9/01/2017

Comparing Self to Others

"Comparison is the thief of joy."  This quote is variously attributed on the internet to Mark Twain, Dwight Edwards, even Theodore Roosevelt.  Maybe those authors did say it, or something very like it.  But maybe they were all paraphrasing some other more arcane quote.

How often do we read something that gets filed in the memory in the form of a paraphrase?

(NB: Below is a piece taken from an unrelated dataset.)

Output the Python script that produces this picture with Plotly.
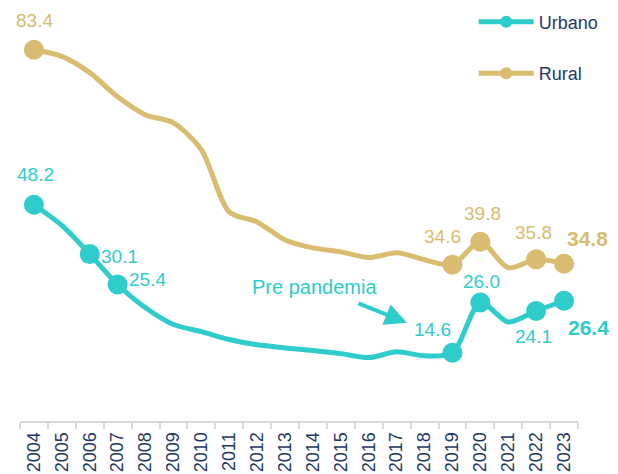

Many educated people, civil war generals and others  habitually and continually have read their Marcus Aurelius.  In the Meditations, they encounter quotes like this:
Now much time and leisure doth he gain, who is not curious to know what his neighbor hath said, or hath done, or hath attempted, but only what he doth himself, that it may be just and holy? or to express it in Agathos' words, Not to look about upon the evil conditions of others, but to run on straight in the line, without any loose and extravagant agitation. (Marcus Aurelius, Meditations, Number XV)
(No I don't know who Agathos is.) A number of editions of the Meditations are still in print.  The classical stoic may be an accessible handle on life for people in business and politics.  I would rather have them all reading old Marcus than old Marx, to tell you the truth.

To return to our quote about the thief of joy.  What is more precious than time? What is more pernicious than someone or something that robs us of valuable time? While Marcus Aurelius made the comment positive with respect to time and negative about comparing or curiosity, the succinct aphorism attributed without documentary citation of attribution turns it into a positive about curiosity (comparison) and negative (a thief) about joy/time/value.

Viva Marcus (Aurelius) and Mark (Twain)!  Oh, and down with Marx.